# How fast would a truck have to go to pull a pedestrian onto the road? [closed]

Let's suppose a pedestrian P is walking or standing next to a highway.
Suppose a truck T will drive by the said pedestrian at speed V leaving distance L between the two.

Assuming L is a reasonably small finite size how would one calculate the force acting upon the pedestrian from both the general differences in pressure and turbulence?

Shortly put, how fast would the truck have to go in practice so that the air flow left in its wake would pull the pedestrian onto the road?

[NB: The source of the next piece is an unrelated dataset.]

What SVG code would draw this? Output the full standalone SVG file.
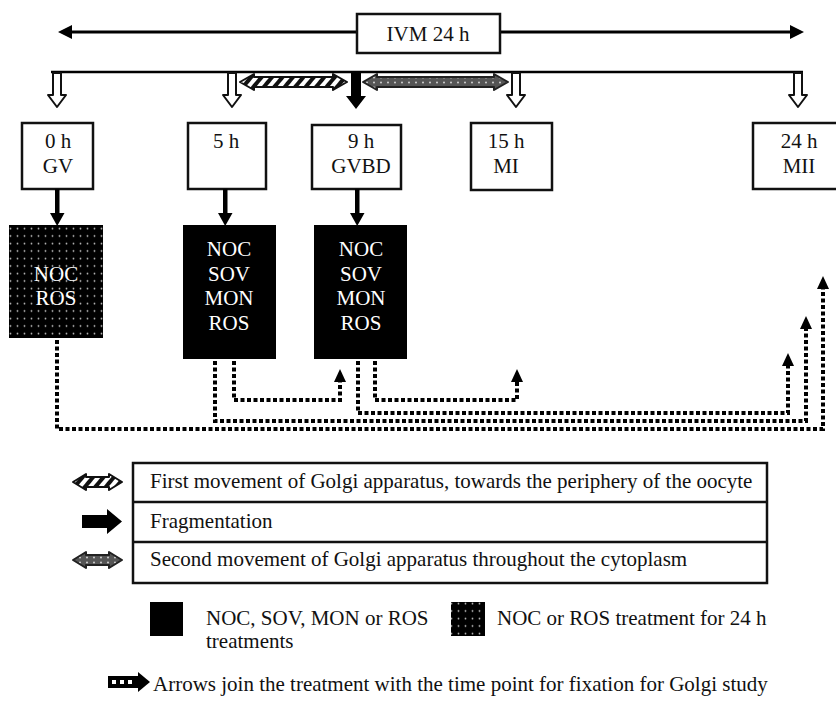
<svg xmlns="http://www.w3.org/2000/svg" width="836" height="705" viewBox="0 0 836 705">
<defs>
<style>
text{font-family:"Liberation Serif","Times New Roman",serif;font-size:21px;fill:#111}
.c{text-anchor:middle}
.w{fill:#fff}
.box{fill:#fff;stroke:#111;stroke-width:2.5}
.dotbox{fill:url(#dots)}
.conn{fill:none;stroke:#000;stroke-width:4;stroke-dasharray:4 2.5;marker-end:url(#ah)}
.line{stroke:#000;stroke-width:3;fill:none}
.hollow{fill:#fff;stroke:#111;stroke-width:2;stroke-linejoin:round}
.hatch{fill:url(#hatch);stroke:#111;stroke-width:2;stroke-linejoin:round}
.gray{fill:url(#grayd);stroke:#222;stroke-width:2;stroke-linejoin:round}
.tbl{fill:#fff;stroke:#111;stroke-width:2.5}
</style>
<pattern id="dots" width="7" height="7.5" patternUnits="userSpaceOnUse"><rect width="7" height="7.5" fill="#000"/><circle cx="3.5" cy="3.5" r="0.9" fill="#bbb"/></pattern>
<pattern id="hatch" width="8" height="8" patternUnits="userSpaceOnUse" patternTransform="rotate(40)"><rect width="8" height="8" fill="#fff"/><rect width="4" height="8" fill="#111"/></pattern>
<pattern id="grayd" width="7" height="5" patternUnits="userSpaceOnUse"><rect width="7" height="5" fill="#555"/><circle cx="3" cy="2.5" r="0.9" fill="#ddd"/></pattern>
<marker id="ah" markerUnits="userSpaceOnUse" markerWidth="14" markerHeight="14" refX="0" refY="7" orient="auto" viewBox="0 0 14 14"><path d="M0,1 L13,7 L0,13 z" fill="#000"/></marker>
</defs>
<rect width="836" height="705" fill="#fff"/>

<g id="timeline">
<line class="line" x1="70" y1="32" x2="792" y2="32"/>
<polygon points="58,32 72,25 72,39" fill="#000"/>
<polygon points="804,32 790,25 790,39" fill="#000"/>
<line x1="51" y1="72" x2="803" y2="72" stroke="#000" stroke-width="2.5"/>
</g>

<g id="ivm">
<rect class="box" x="357" y="14" width="143" height="39"/>
<text class="c" x="428" y="41">IVM 24 h</text>
</g>

<g id="time-arrows">
<polygon class="hollow" points="53,73 61,73 61,95 66,95 57,107 48,95 53,95"/>
<polygon class="hollow" points="228,73 236,73 236,95 241,95 232,107 223,95 228,95"/>
<polygon class="hollow" points="512,73 520,73 520,95 525,95 516,107 507,95 512,95"/>
<polygon class="hollow" points="794,73 802,73 802,95 807,95 798,107 789,95 794,95"/>
<polygon points="351,73 361,73 361,96 366,96 356,109 346,96 351,96" fill="#000"/>
<polygon class="hatch" points="240,82 254,74 254,77 333,77 333,74 347,82 333,90 333,87 254,87 254,90"/>
<polygon class="gray" points="363,82 377,74 377,77 494,77 494,74 508,82 494,90 494,87 377,87 377,90"/>
</g>

<g id="t0">
<rect class="box" x="22" y="123" width="71" height="66"/>
<text class="c" x="58" y="148">0 h</text>
<text class="c" x="58" y="173">GV</text>
</g>
<g id="t5">
<rect class="box" x="188" y="123" width="78" height="66"/>
<text class="c" x="226" y="148">5 h</text>
</g>
<g id="t9">
<rect class="box" x="312" y="125" width="89" height="64"/>
<text class="c" x="361" y="148">9 h</text>
<text class="c" x="361" y="173">GVBD</text>
</g>
<g id="t15">
<rect class="box" x="471" y="123" width="81" height="67"/>
<text class="c" x="506" y="148">15 h</text>
<text class="c" x="506" y="173">MI</text>
</g>
<g id="t24">
<rect class="box" x="753" y="123" width="92" height="66"/>
<text class="c" x="799" y="148">24 h</text>
<text class="c" x="799" y="173">MII</text>
</g>

<g id="down-arrows">
<rect x="55" y="189" width="4.5" height="25" fill="#000"/>
<polygon points="50,213 64.5,213 57.2,226" fill="#000"/>
<rect x="223" y="189" width="4.5" height="25" fill="#000"/>
<polygon points="218,213 232.5,213 225.2,226" fill="#000"/>
<rect x="355" y="189" width="4.5" height="25" fill="#000"/>
<polygon points="350,213 364.5,213 357.2,226" fill="#000"/>
</g>

<g id="treat0">
<rect class="dotbox" x="9" y="225" width="94" height="113"/>
<text class="c w" x="56" y="281">NOC</text>
<text class="c w" x="56" y="305">ROS</text>
</g>
<g id="treat5">
<rect x="183" y="225" width="93" height="134" fill="#000"/>
<text class="c w" x="229" y="256">NOC</text>
<text class="c w" x="229" y="281">SOV</text>
<text class="c w" x="229" y="305">MON</text>
<text class="c w" x="229" y="330">ROS</text>
</g>
<g id="treat9">
<rect x="314" y="225" width="93" height="134" fill="#000"/>
<text class="c w" x="361" y="256">NOC</text>
<text class="c w" x="361" y="281">SOV</text>
<text class="c w" x="361" y="305">MON</text>
<text class="c w" x="361" y="330">ROS</text>
</g>

<g id="connectors">
<path class="conn" d="M57,340 V429 H823 V289"/>
<path class="conn" d="M215,361 V421 H806 V329"/>
<path class="conn" d="M234,361 V400 H340 V382"/>
<path class="conn" d="M358,361 V413 H788 V366"/>
<path class="conn" d="M375,361 V400 H517 V382"/>
</g>

<g id="legend-table">
<rect class="tbl" x="133" y="463" width="634" height="120"/>
<line x1="133" y1="502" x2="767" y2="502" stroke="#111" stroke-width="2.5"/>
<line x1="133" y1="542" x2="767" y2="542" stroke="#111" stroke-width="2.5"/>
<text x="150" y="488">First movement of Golgi apparatus, towards the periphery of the oocyte</text>
<text x="150" y="528">Fragmentation</text>
<text x="150" y="566">Second movement of Golgi apparatus throughout the cytoplasm</text>
<polygon class="hatch" points="73,482 86,474 86,477 109,477 109,474 122,482 109,490 109,487 86,487 86,490"/>
<polygon points="82,515 107,515 107,509 122,521.5 107,534 107,528 82,528" fill="#000"/>
<polygon class="gray" points="73,560 86,552 86,555 109,555 109,552 122,560 109,568 109,565 86,565 86,568"/>
</g>

<g id="legend-fill">
<rect x="150" y="602" width="33" height="34" fill="#000"/>
<text x="206" y="625">NOC, SOV, MON or ROS</text>
<text x="206" y="648">treatments</text>
<rect class="dotbox" x="451" y="602" width="34" height="34"/>
<text x="497" y="625">NOC or ROS treatment for 24 h</text>
</g>

<g id="legend-arrow">
<rect x="108" y="676" width="30" height="12" fill="#000"/>
<rect x="112" y="680" width="4" height="4" fill="#fff"/>
<rect x="120" y="680" width="4" height="4" fill="#fff"/>
<rect x="128" y="680" width="4" height="4" fill="#fff"/>
<polygon points="138,672 150,682 138,692" fill="#000"/>
<text x="153" y="691">Arrows join the treatment with the time point for fixation for Golgi study</text>
</g>
</svg>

• Depends on their size, weight and balance. In general 70mph winds are hard to stand upright in. Often 100mph is considered enough to knock most people down. The bow/stern wave is a smaller portion of the vehicle's velocity so the truck would probably have to be moving very fast. – user6972 Mar 28 '14 at 20:37
• @user6972 And how slippery the sidewalk is. – Bernhard Mar 30 '14 at 14:29
• While admittedly this question is humorous, it is still very clearly a homework-like question. Please refer to our FAQ page for guidelines on posting homework-like questions. As it stands, this question is off-topic for the site – Jim Apr 22 '14 at 13:31
• I updated the question so that it hopefully fits the theme of this site better, if you have any additional pointers in that regard that would be much appreciated. – Nit Apr 22 '14 at 16:41
• What would really help this question is if you were to show some effort to solve it yourself. In a nutshell, we tend to react badly to questions that say only "calculate this thing for me" or "tell me how to do this" (which is kind of what you're doing). A better question would be if you say something like "I searched Google to see if this had been done before, I tried calculating it using method X but that didn't work because Y, and then I tried method Z but that didn't work because Z'. Is there some other method that will work?" – David Z Apr 22 '14 at 16:56

The truck will have in its wake some unknown mass of air almost moving with a speed $v$ comparable to the truck's speed $\bf V$. The pressure behind the truck will be lower than the pressure at the sidewalk because air pressure follows the Bernoulli equation, $$P_\mathbf{P} = P_\text{road} + \frac{1}{2}\rho v^2,$$ where $\rho \approx 1~$kg/m$^3$ is the air density. For a truck at 60 mph $\approx$ 30 m/s, this is a pressure difference of 450 Pa, or 0.004 atm.
If the pedestrian is very near the wake of the truck (note that this wake will extend partway into the buffer zone $\bf L$), they might feel this pressure difference $\rho v^2/2$ across their torso. The force depends on the orientation and area of the pedestrian. My torso is about a meter long and about 0.4 meter wide, so I could feel a force as large as 180 N. That's equivalent to about 20% of my body weight, or the lateral force that I'd feel leaning at an angle of about 10º. I can recover from a 10º lean, but I have to be ready for it.
All of these numbers should be taken as coarse approximations, because I've ignored turbulence. Turbulence will play a huge role in the dynamics here, especially for finite $\bf L$. However the order of magnitude is probably correct.